Pinning down the version of the packages used remediates the second problem, so we are left with the question of caching the binaries built by Nix in such a way as to be able to share them across different VMs. Enters cachix which is a hosted service with a free 10GB (!) tier specifically built to cache Nix derivations’ output. After having created an account and a cache instance called hydra-sim
, I installed and configured cachix
on the development environment, and then could push/pull binaries produced.
Local configuration requires the following steps:
Install cachix which is most easily done through nix:
nix-env -iA cachix -f https://cachix.org/api/v1/install
Assuming nix is installed globally and runs as a daemon, the user running cachix
must be authorized to create and manipulate caches. This is defined in /etc/nix/nix/.conf
which looks like:
max-jobs = 6
cores = 0
trusted-users = root curry
substituters = https://cache.nixos.org https://hydra.iohk.io https://iohk.cachix.org
trusted-public-keys = iohk.cachix.org-1:DpRUyj7h7V830dp/i6Nti+NEO2/nhblbov/8MW7Rqoo= hydra.iohk.io:f/Ea+s+dFdN+3Y/G+FDgSq+a5NEWhJGzdjvKNGv0/EQ= cache.nixos.org-1:6NCHdD59X431o0gWypbMrAURkbJ16ZPMQFGspcDShjY=
Retrieve an authentication token for the hydra-sim
cache from cachix and configure local environment to use it:
cachix authtoken <the token>
Finally, use the cache
cachix use hydra-sim
Pushing to the cache can be done from the output of the project’s build
$ nix-build -A hydra-sim | cachix push hydra-sim
and using the nix-shell configuration. This is important as it means the tools, and most notably haskell-language-server
, will be part of the cache:
nix-store --query --references $(nix-instantiate shell.nix) | \
xargs nix-store --realise | \
xargs nix-store --query --requisites | \
cachix push hydra-sim
Conclusion
This is the beginning of my journey in Nix-land and it’s a bit early to say whether I like the tool or not.
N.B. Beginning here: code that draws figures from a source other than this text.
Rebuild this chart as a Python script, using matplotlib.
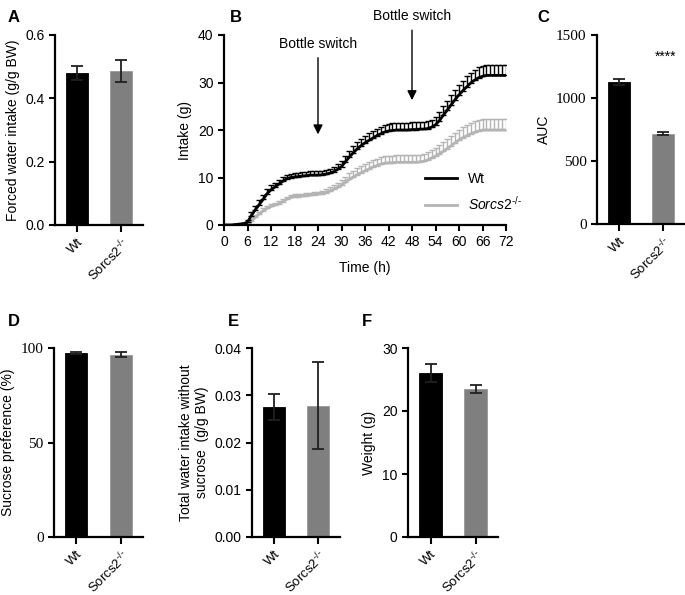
import numpy as np
import matplotlib
matplotlib.use("Agg")
import matplotlib.pyplot as plt

plt.rcParams['font.family'] = ['Liberation Sans', 'DejaVu Sans']
plt.rcParams['mathtext.fontset'] = 'custom'
plt.rcParams['mathtext.rm'] = 'Liberation Sans'
plt.rcParams['mathtext.it'] = 'Liberation Sans:italic'
plt.rcParams['axes.linewidth'] = 1.6

groups = ["Wt", r"Sorcs2$^{\text{-/-}}$"]
bar_colors = ["black", "#7f7f7f"]

# A: forced water intake
forced_mean = [0.48, 0.487]
forced_se = [0.022, 0.035]

# B: cumulative intake, hourly
hours = list(range(0, 73))
wt_intake = [0, 0, 0, 0.1, 0.2, 0.3, 0.6, 2.0, 3.2, 4.3, 5.4, 6.6, 7.4, 8.0, 8.6, 9.2, 9.7, 10.0,
             10.1, 10.2, 10.3, 10.4, 10.5, 10.5, 10.5, 10.6, 10.7, 10.9, 11.2, 11.7, 12.3, 13.3,
             14.3, 15.2, 16.0, 16.7, 17.3, 17.8, 18.3, 18.8, 19.2, 19.6, 19.8, 19.9, 20.0, 20.0,
             20.0, 20.0, 20.1, 20.1, 20.2, 20.2, 20.3, 20.6, 21.1, 22.0, 23.1, 24.2, 25.3, 26.4,
             27.4, 28.3, 29.1, 29.9, 30.5, 31.0, 31.3, 31.5, 31.5, 31.5, 31.5, 31.5, 31.5]
wt_se = [0, 0, 0, 0.05, 0.1, 0.2, 0.4, 0.8, 0.9, 1.0, 1.0, 1.0, 1.0, 0.9, 0.9, 0.9, 0.8, 0.8,
         0.8, 0.8, 0.8, 0.8, 0.8, 0.8, 0.8, 0.8, 0.9, 0.9, 1.0, 1.1, 1.2, 1.3, 1.3, 1.4, 1.4,
         1.4, 1.5, 1.5, 1.5, 1.5, 1.5, 1.5, 1.5, 1.5, 1.5, 1.5, 1.5, 1.5, 1.5, 1.5, 1.5, 1.5,
         1.5, 1.6, 1.7, 1.8, 1.9, 2.0, 2.0, 2.1, 2.1, 2.1, 2.2, 2.2, 2.2, 2.2, 2.2, 2.2, 2.2,
         2.2, 2.2, 2.2, 2.2]
ko_intake = [0, 0, 0, 0, 0, 0.1, 0.2, 0.8, 1.6, 2.3, 3.0, 3.5, 3.9, 4.2, 4.5, 4.9, 5.4, 5.8,
             6.0, 6.0, 6.1, 6.2, 6.3, 6.4, 6.5, 6.6, 6.8, 7.1, 7.5, 7.9, 8.4, 9.0, 9.6, 10.1,
             10.6, 11.0, 11.4, 11.8, 12.2, 12.5, 12.8, 13.0, 13.1, 13.1, 13.2, 13.2, 13.2, 13.2,
             13.2, 13.2, 13.3, 13.4, 13.7, 14.1, 14.5, 15.0, 15.5, 16.1, 16.7, 17.3, 17.9, 18.4,
             18.8, 19.2, 19.5, 19.8, 20.0, 20.0, 20.0, 20.0, 20.0, 20.0, 20.0]
ko_se = [0, 0, 0, 0, 0, 0.1, 0.2, 0.4, 0.5, 0.5, 0.5, 0.5, 0.5, 0.5, 0.5, 0.5, 0.5, 0.5,
         0.5, 0.5, 0.5, 0.5, 0.5, 0.5, 0.5, 0.6, 0.7, 0.8, 0.9, 1.0, 1.1, 1.2, 1.3, 1.3, 1.4,
         1.4, 1.4, 1.5, 1.5, 1.5, 1.5, 1.5, 1.5, 1.5, 1.5, 1.5, 1.5, 1.5, 1.5, 1.5, 1.5, 1.6,
         1.6, 1.7, 1.8, 1.9, 2.0, 2.0, 2.1, 2.1, 2.2, 2.2, 2.2, 2.3, 2.3, 2.3, 2.3, 2.3, 2.3,
         2.3, 2.3, 2.3, 2.3]
switch_hours = [24, 48]

# C: AUC
auc_mean = [1125, 715]
auc_se = [25, 12]

# D: sucrose preference
pref_mean = [97.3, 96.5]
pref_se = [0.4, 1.3]

# E: total water intake without sucrose
water_mean = [0.0275, 0.0278]
water_se = [0.0027, 0.0092]

# F: weight
weight_mean = [26.0, 23.5]
weight_se = [1.4, 0.7]

W, H = 685, 595
fig = plt.figure(figsize=(W / 100, H / 100), dpi=100)


def box(l, t, r, b):
    return [l / W, 1 - b / H, (r - l) / W, (b - t) / H]


def style(ax, serif_ticks=False):
    for s in ("top", "right"):
        ax.spines[s].set_visible(False)
    ax.tick_params(width=1.5, length=4, labelsize=10)
    if serif_ticks:
        for lab in ax.get_yticklabels():
            lab.set_family("Liberation Serif")
            lab.set_fontsize(11)


def bar_panel(rect, means, ses, ylim, yticks, ylabel, fmt, serif=False):
    ax = fig.add_axes(rect)
    x = np.arange(len(means))
    ax.bar(x, means, width=0.5, color=bar_colors, edgecolor=["black", "#9a9a9a"], linewidth=0.6)
    for xi, m, s in zip(x, means, ses):
        ax.errorbar(xi, m, yerr=s, color="#202020", capsize=4, elinewidth=1.3, capthick=1.3)
    ax.set_xlim(-0.5, 1.5)
    ax.set_ylim(*ylim)
    ax.set_yticks(yticks)
    ax.set_yticklabels([fmt.format(v) for v in yticks])
    ax.set_xticks(x)
    ax.set_xticklabels(groups, rotation=45, ha="right", rotation_mode="anchor")
    style(ax, serif)
    ax.tick_params(axis="x", length=5, labelsize=9.5, pad=3)
    ax.set_ylabel(ylabel, fontsize=10)
    return ax


axA = bar_panel(box(55, 35, 143, 225), forced_mean, forced_se, (0, 0.6),
                [0, 0.2, 0.4, 0.6], "Forced water intake (g/g BW)", "{:.1f}")

# B
axB = fig.add_axes(box(224, 35, 506, 225))
axB.errorbar(hours, wt_intake, yerr=[np.zeros(len(wt_se)), wt_se], color="black", lw=2,
             elinewidth=1, capsize=2, capthick=1, label="Wt", zorder=3)
axB.errorbar(hours, ko_intake, yerr=[np.zeros(len(ko_se)), ko_se], color="#b4b4b4", lw=2,
             elinewidth=1, capsize=2, capthick=1, label=r"$\mathit{Sorcs2}^{\text{-/-}}$", zorder=2)
axB.set_xlim(0, 72)
axB.set_ylim(0, 40)
axB.set_xticks(range(0, 73, 6))
axB.set_yticks([0, 10, 20, 30, 40])
axB.set_xlabel("Time (h)", fontsize=10, labelpad=8)
axB.set_ylabel("Intake (g)", fontsize=10)
style(axB)
for hx, tip, top in zip(switch_hours, [18.5, 25.7], [35.8, 41.6]):
    axB.annotate("", xy=(hx, tip), xytext=(hx, top),
                 arrowprops=dict(arrowstyle="-|>", color="black", lw=1, mutation_scale=14),
                 annotation_clip=False)
    axB.text(hx, top + 2.3, "Bottle switch", ha="center", va="center", fontsize=10, clip_on=False)
handles, labels = axB.get_legend_handles_labels()
axB.legend([h[0] for h in handles], labels, loc="lower right", bbox_to_anchor=(1.1, 0.0),
           frameon=False, fontsize=10, handlelength=2.3, labelspacing=0.6)

# C
axC = bar_panel(box(597, 35, 685, 224), auc_mean, auc_se, (0, 1500),
                [0, 500, 1000, 1500], "AUC", "{:d}", serif=True)
axC.text(1.05, 1330, "****", ha="center", va="center", fontsize=10)

axD = bar_panel(box(54, 348, 143, 537), pref_mean, pref_se, (0, 100),
                [0, 50, 100], "Sucrose preference (%)", "{:d}", serif=True)
axE = bar_panel(box(252, 348, 340, 537), water_mean, water_se, (0, 0.04),
                [0, 0.01, 0.02, 0.03, 0.04], "Total water intake without\nsucrose  (g/g BW)", "{:.2f}")
axF = bar_panel(box(408, 348, 498, 537), weight_mean, weight_se, (0, 30),
                [0, 10, 20, 30], "Weight (g)", "{:d}")

for lbl, px, py in [("A", 8, 17), ("B", 230, 17), ("C", 537, 17),
                    ("D", 8, 322), ("E", 228, 322), ("F", 362, 322)]:
    fig.text(px / W, 1 - py / H, lbl, fontsize=12, fontweight="bold", va="center", ha="left")

fig.savefig("out.png", dpi=100)
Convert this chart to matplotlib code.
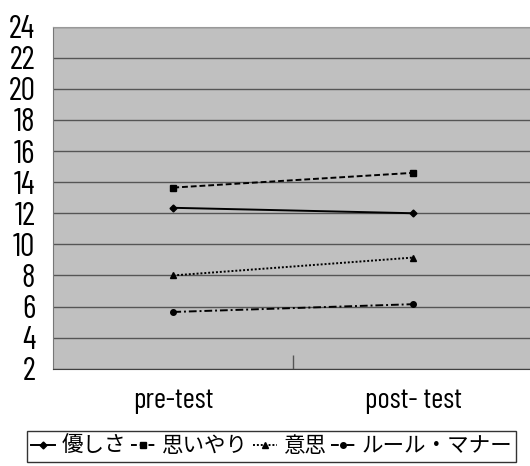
import matplotlib
matplotlib.use("Agg")
import matplotlib.pyplot as plt

plt.rcParams['font.family'] = ['Noto Sans CJK JP', 'DejaVu Sans']

categories = ["pre-test", "post- test"]
series_names = ["優しさ", "思いやり", "意思", "ルール・マナー"]
yasashisa = [12.35, 12.0]
omoiyari = [13.65, 14.6]
ishi = [8.0, 9.15]
rule_manner = [5.65, 6.15]
y_ticks = [2, 4, 6, 8, 10, 12, 14, 16, 18, 20, 22, 24]

narrow = ['Barlow Condensed', 'DejaVu Sans']

fig = plt.figure(figsize=(5.3, 4.66), dpi=100)
ax = fig.add_axes([53.3/530, (466-368.7)/466, 480/530, 342/466])
ax.set_facecolor('#c0c0c0')

x = list(range(len(categories)))
styles = [
    (yasashisa, '-', 'D', 3.5),
    (omoiyari, (0, (3, 1.5)), 's', 4),
    (ishi, (0, (1, 1)), '^', 4),
    (rule_manner, (0, (4, 1.5, 1, 1.5)), 'o', 4),
]
for (vals, ls, mk, ms), name in zip(styles, series_names):
    ax.plot(x, vals, color='black', linestyle=ls, linewidth=1.4,
            marker=mk, markersize=ms, markerfacecolor='black',
            markeredgecolor='black', label=name, zorder=3)

ax.set_xlim(-0.5, 1.5)
ax.set_ylim(2, 24)
ax.set_yticks(y_ticks)
ax.set_yticklabels([str(v) for v in y_ticks], fontfamily=narrow, fontsize=23)
ax.tick_params(axis='y', length=0, pad=13)
for v in y_ticks:
    ax.axhline(v, color='#555555', linewidth=1.0, zorder=1)

ax.set_xticks(x)
ax.set_xticklabels(categories, fontfamily=narrow, fontsize=21)
ax.tick_params(axis='x', which='major', length=0, pad=14)
ax.set_xticks([0.5], minor=True)
ax.tick_params(axis='x', which='minor', direction='in', length=10,
               color='#555555', width=1)

for side in ['top', 'right']:
    ax.spines[side].set_color('#999999')
ax.spines['left'].set_color('#777777')
ax.spines['bottom'].set_color('#404040')

leg = fig.legend(loc='upper left', bbox_to_anchor=(27/530, 1 - 431/466),
                 ncol=4, fontsize=15.5, frameon=True, fancybox=False,
                 handlelength=1.1, handletextpad=0.3, columnspacing=0.25,
                 borderpad=0.2, borderaxespad=0, edgecolor='black')
leg.get_frame().set_linewidth(1.0)

fig.savefig('out.png', dpi=100, facecolor='white')
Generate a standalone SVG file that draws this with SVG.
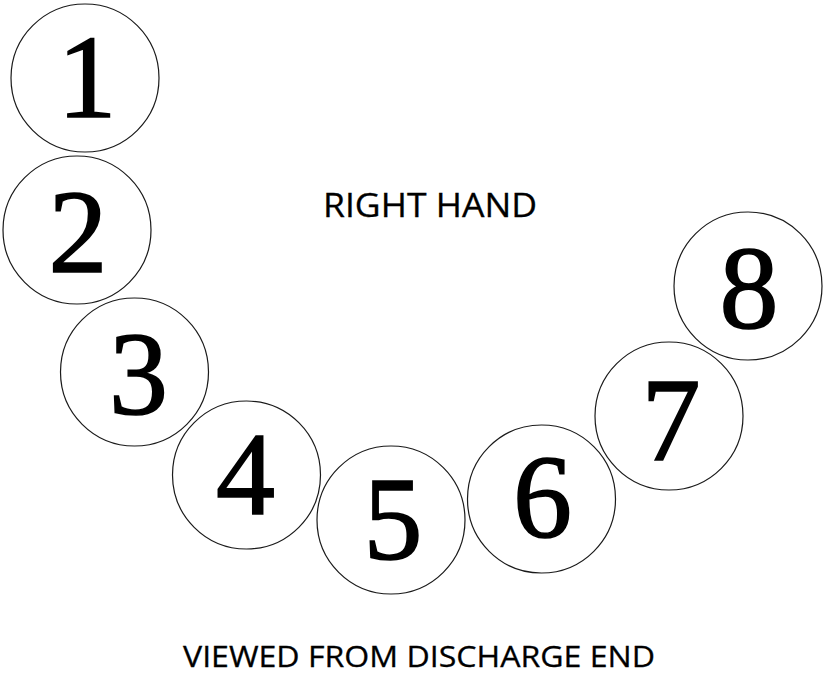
<svg xmlns="http://www.w3.org/2000/svg" width="823" height="675" viewBox="0 0 823 675">
<style>
.c{fill:#fff;stroke:#1a1a1a;stroke-width:1.2}
.n{font-family:"Liberation Serif","Times New Roman",serif;font-size:118px;fill:#000;stroke:#000;stroke-width:1.6;text-anchor:middle}
.l{font-family:"Open Sans","Liberation Sans",sans-serif;fill:#000;stroke:#000;stroke-width:0.3;text-anchor:middle}
</style>
<rect width="823" height="675" fill="#fff"/>
<g id="n1"><circle class="c" cx="85" cy="78" r="74"/><text class="n" x="87" y="117">1</text></g>
<g id="n2"><circle class="c" cx="77" cy="230" r="74"/><text class="n" x="78" y="272">2</text></g>
<g id="n3"><circle class="c" cx="134.5" cy="372" r="74"/><text class="n" x="138.5" y="414">3</text></g>
<g id="n4"><circle class="c" cx="246.5" cy="475" r="74"/><text class="n" x="245.5" y="514">4</text></g>
<g id="n5"><circle class="c" cx="391" cy="520" r="74"/><text class="n" x="393" y="559">5</text></g>
<g id="n6"><circle class="c" cx="541.5" cy="499" r="74"/><text class="n" x="542.5" y="537">6</text></g>
<g id="n7"><circle class="c" cx="669" cy="416" r="74"/><text class="n" x="671" y="460">7</text></g>
<g id="n8"><circle class="c" cx="748" cy="286" r="74"/><text class="n" x="749" y="328">8</text></g>
<g id="connectors"></g>
<text class="l" x="430" y="217" font-size="33" textLength="214" lengthAdjust="spacingAndGlyphs">RIGHT HAND</text>
<text class="l" x="419" y="667" font-size="30" textLength="472" lengthAdjust="spacingAndGlyphs">VIEWED FROM DISCHARGE END</text>
</svg>
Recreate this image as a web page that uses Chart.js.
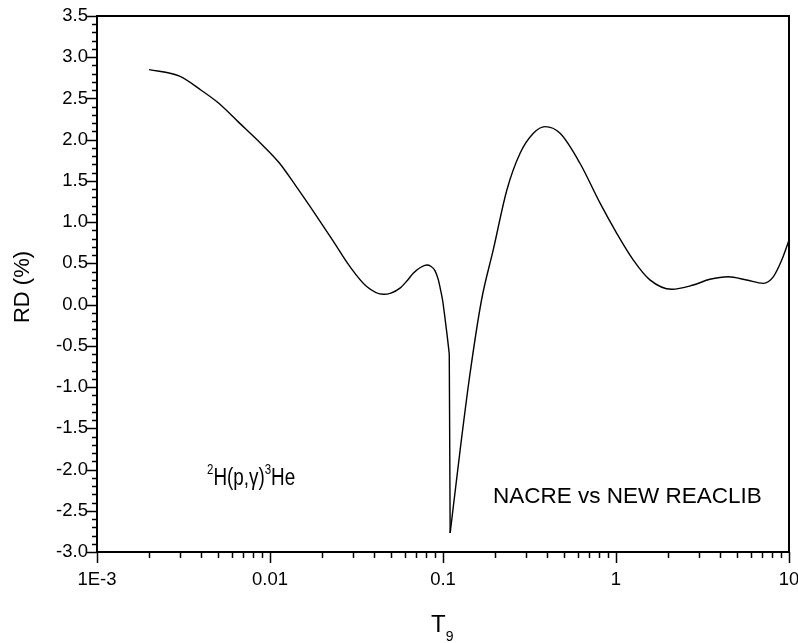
<!DOCTYPE html>
<html><head><meta charset="utf-8">
<script src="https://cdn.jsdelivr.net/npm/chart.js@4/dist/chart.umd.min.js"></script>
<style>html,body{margin:0;padding:0;background:#fff}#wrap{width:798px;height:643px;position:relative}</style>
</head><body><div id="wrap"><canvas id="c" width="798" height="643"></canvas></div>
<script>
// ---- data ----
const t9 = [0.002, 0.003, 0.004, 0.005, 0.0066, 0.009, 0.0113, 0.0141, 0.0185, 0.0232, 0.029, 0.0362, 0.0452, 0.050, 0.0564, 0.062, 0.0673, 0.074, 0.0805, 0.085, 0.090, 0.094, 0.097, 0.0995, 0.1025, 0.1055, 0.1087, 0.110, 0.125, 0.143, 0.167, 0.195, 0.234, 0.279, 0.333, 0.389, 0.475, 0.619, 0.809, 1.01, 1.26, 1.57, 2.1, 2.8, 3.49, 4.46, 5.69, 7.11, 8.13, 9.08, 10];
const rd = [2.85, 2.77, 2.60, 2.45, 2.21, 1.94, 1.72, 1.44, 1.08, 0.77, 0.46, 0.22, 0.125, 0.14, 0.20, 0.29, 0.38, 0.45, 0.48, 0.465, 0.41, 0.30, 0.17, 0.05, -0.15, -0.36, -0.60, -2.77, -1.80, -0.85, 0.056, 0.66, 1.39, 1.835, 2.077, 2.158, 2.077, 1.714, 1.23, 0.865, 0.54, 0.30, 0.186, 0.238, 0.307, 0.338, 0.298, 0.258, 0.34, 0.54, 0.78];
const xMajorValues = [0.001, 0.01, 0.1, 1, 10];
const xMajorLabels = ['1E-3', '0.01', '0.1', '1', '10'];
const yMin = -3.0, yMax = 3.5, yStep = 0.5, yMinorStep = 0.1;
const xTitle = 'T', xTitleSub = '9';
const yTitle = 'RD (%)';
const reactionParts = [['2', true], ['H(p,\u03b3)', false], ['3', true], ['He', false]];
const compareLabel = 'NACRE vs NEW REACLIB';

const FONT = '"Liberation Sans", Arial, sans-serif';

// split the curve around its near-vertical drop so the cusp stays sharp
const pts = t9.map((x, i) => ({ x: x, y: rd[i] }));
const tip = rd.indexOf(Math.min(...rd));
const partA = pts.slice(0, tip);
const partDrop = pts.slice(tip - 1, tip + 1);
const partB = pts.slice(tip);

const decorPlugin = {
  id: 'decor',
  afterDraw(chart) {
    const ctx = chart.ctx, xs = chart.scales.x, ys = chart.scales.y, a = chart.chartArea;
    ctx.save();
    ctx.strokeStyle = '#000';
    ctx.lineWidth = 1.5;
    ctx.beginPath();
    for (let d = -3; d <= 1; d++) {
      for (let m = 1; m <= 9; m++) {
        const v = m * Math.pow(10, d);
        if (v > 10.0001) break;
        const px = Math.round(xs.getPixelForValue(v)) + 0.5;
        const len = (m === 1) ? 11 : 6;
        ctx.moveTo(px, a.bottom); ctx.lineTo(px, a.bottom + len);
      }
    }
    const n = Math.round((yMax - yMin) / yMinorStep);
    for (let i = 0; i <= n; i++) {
      const v = yMin + i * yMinorStep;
      const py = Math.round(ys.getPixelForValue(v)) + 0.5;
      const len = (i % 5 === 0) ? 10 : 5;
      ctx.moveTo(a.left - len, py); ctx.lineTo(a.left, py);
    }
    ctx.stroke();
    ctx.lineWidth = 2;
    ctx.strokeRect(a.left, a.top, a.right - a.left, a.bottom - a.top);

    ctx.fillStyle = '#000';
    ctx.save();
    ctx.translate(23, (a.top + a.bottom) / 2 + 3);
    ctx.rotate(-Math.PI / 2);
    ctx.font = '22px ' + FONT;
    ctx.textAlign = 'center';
    ctx.textBaseline = 'middle';
    ctx.fillText(yTitle, 0, 0);
    ctx.restore();

    ctx.textBaseline = 'alphabetic';
    ctx.textAlign = 'left';
    ctx.font = '24px ' + FONT;
    const tx = 431, ty = 632;
    ctx.fillText(xTitle, tx, ty);
    const tw = ctx.measureText(xTitle).width;
    ctx.font = '14px ' + FONT;
    ctx.fillText(xTitleSub, tx + tw, ty + 9);

    // reaction label (narrow lettering, superscripts)
    ctx.save();
    ctx.translate(207, 485);
    ctx.scale(0.82, 1);
    let rx = 0;
    for (const [txt, sup] of reactionParts) {
      ctx.font = (sup ? '14px ' : '23px ') + FONT;
      ctx.fillText(txt, rx, sup ? -11 : 0);
      rx += ctx.measureText(txt).width;
    }
    ctx.restore();

    ctx.font = '22.5px ' + FONT;
    ctx.fillText(compareLabel, 493, 503);
    ctx.restore();
  }
};

const lineStyle = { borderColor: '#000', borderWidth: 1.4, pointRadius: 0, fill: false, cubicInterpolationMode: 'monotone' };

new Chart(document.getElementById('c'), {
  type: 'line',
  data: {
    datasets: [
      Object.assign({ data: partA }, lineStyle),
      Object.assign({ data: partDrop }, lineStyle),
      Object.assign({ data: partB }, lineStyle)
    ]
  },
  options: {
    responsive: false,
    animation: false,
    devicePixelRatio: 1,
    layout: { padding: { left: 0, top: 16, right: 9, bottom: 0 } },
    plugins: { legend: { display: false }, tooltip: { enabled: false } },
    scales: {
      x: {
        type: 'logarithmic',
        min: 0.001, max: 10,
        grid: { display: false, drawTicks: false },
        border: { display: false },
        afterBuildTicks: (s) => { s.ticks = xMajorValues.map(v => ({ value: v, major: true })); },
        ticks: {
          autoSkip: false, maxRotation: 0, padding: 17,
          color: '#000', font: { family: FONT, size: 18.5 },
          callback: (v) => { const i = xMajorValues.findIndex(t => Math.abs(t - v) / t < 1e-6); return i >= 0 ? xMajorLabels[i] : ''; }
        },
        afterFit: (s) => { s.height = 91; s.paddingLeft = 0; s.paddingRight = 0; }
      },
      y: {
        min: yMin, max: yMax,
        grid: { display: false, drawTicks: false },
        border: { display: false },
        ticks: {
          stepSize: yStep, padding: 9,
          color: '#000', font: { family: FONT, size: 18.5 },
          callback: (v) => Number(v).toFixed(1)
        },
        afterFit: (s) => { s.width = 97; s.paddingTop = 0; s.paddingBottom = 0; }
      }
    }
  },
  plugins: [decorPlugin]
});
</script></body></html>
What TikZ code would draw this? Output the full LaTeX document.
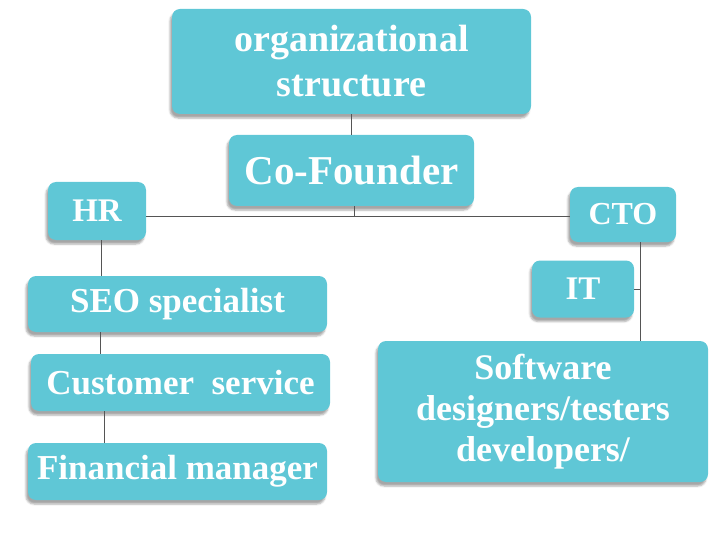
\documentclass[tikz,border=0pt]{standalone}
\usepackage{fontspec}
\setmainfont{Liberation Serif}
\usepackage{tikz}
\usetikzlibrary{shadows.blur, positioning}
\definecolor{boxteal}{RGB}{95,199,214}
\definecolor{linkgray}{RGB}{85,85,85}
\tikzset{
    orgbox/.style = {rectangle, rounded corners = 8pt, fill = boxteal, text = white,
        inner sep = 0pt, align = center, font = \bfseries\fontsize{35}{41}\selectfont,
        blur shadow = {shadow xshift = -2pt, shadow yshift = -4pt, shadow opacity = 35}},
    link/.style = {draw = linkgray, line width = 1pt}
}

\begin{document}
\begin{tikzpicture}[x = 1pt, y = -1pt]
    \useasboundingbox (0,0) rectangle (720,540);
    % Vertice
    \node[orgbox, minimum width = 359pt, minimum height = 105pt,
        font = \bfseries\fontsize{38}{45}\selectfont] (org) at (351.5,61.5) {organizational\\structure};
    \node[orgbox, minimum width = 245pt, minimum height = 71pt,
        font = \bfseries\fontsize{41}{45}\selectfont] (cofounder) at (351.5,170.5) {Co-Founder};
    % Ramo sinistro
    \node[orgbox, minimum width = 98pt, minimum height = 58pt,
        font = \bfseries\fontsize{33}{40}\selectfont] (hr) at (97,211) {HR};
    \node[orgbox, minimum width = 299pt, minimum height = 56pt] (seo) at (177.5,304) {SEO specialist};
    \node[orgbox, minimum width = 299pt, minimum height = 57pt] (cust) at (180.5,382.5) {Customer\ \ service};
    \node[orgbox, minimum width = 299pt, minimum height = 57pt] (fin) at (177.5,471.5) {Financial manager};
    % Ramo destro
    \node[orgbox, minimum width = 106pt, minimum height = 55pt,
        font = \bfseries\fontsize{32}{40}\selectfont] (cto) at (623,214.5) {CTO};
    \node[orgbox, minimum width = 102pt, minimum height = 57pt,
        font = \bfseries\fontsize{33}{40}\selectfont] (it) at (583,289) {IT};
    \node[orgbox, minimum width = 330pt, minimum height = 141pt,
        font = \bfseries\fontsize{36}{41}\selectfont] (soft) at (543,411.5) {Software\\designers/testers\\developers/};
    % Collegamenti
    \coordinate (bus) at (354,217);
    \coordinate (ctodrop) at ([xshift = 17pt]cto.south);
    \draw[link] (org.south) -- (cofounder.north);
    \draw[link] ([xshift = 2.5pt]cofounder.south) -- ([xshift = 2.5pt]cofounder.south |- bus);
    \draw[link] (hr.east |- bus) -- (cto.west |- bus);
    \draw[link] ([xshift = 4pt]hr.south) -- ([xshift = 4pt]hr.south |- seo.north);
    \draw[link] ([xshift = -77.5pt]seo.south) -- ([xshift = -77.5pt]seo.south |- cust.north);
    \draw[link] ([xshift = -76.5pt]cust.south) -- ([xshift = -76.5pt]cust.south |- fin.north);
    \draw[link] (ctodrop) -- (ctodrop |- soft.north);
    \draw[link] (it.east) -- (it.east -| ctodrop);
\end{tikzpicture}
\end{document}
Right now, it seems like a bit of time-waste as I have spent several hours scattered over a week to get my environment “right” using Nix on a dedicated VM, where doing this using the standard tools provided by Haskell to install packages and utilities, namely ghcup and cabal, took me approximately twenty minutes.
As is often the case with non-mainstream open source tools, there is a lot of information “out there” written by enthusiastic people like tutorials, guides, and blog entries. This information is often fragmentary, dependent on a specific environment, operating system, component of the stack, or specific flavor of the tools. Hence one has to invest time to recombine those fragments in a way that suits his or her needs and taste. This implies investing time in understanding how those tools work in order to be able to tweak configuration and parameters, which might gives one that yak shaving feeling.
Yet when I compare that experience with my past year working mostly with proprietary or semi-proprietary language and tools (C#, Windows, Visual Studio, Citrix, Powerbuilder), I wouldn’t want to go back at any price. When something is wrong in proprietary land, you don’t even get a chance to understand what is wrong, you are dependent on the whims of a software publisher. The time that’s gained in shrinkwrapped tooling and environments, pre-packaged components, guided processes, is valuable only in the short-term at the onset of a project. As soon as essential complexity of the business domain creeps in, the abstraction barriers the proprietary tooling carefully built to hide implementation details breaks, leaving the hapless developer struggling with patches, workarounds, opaque procedures to get things done.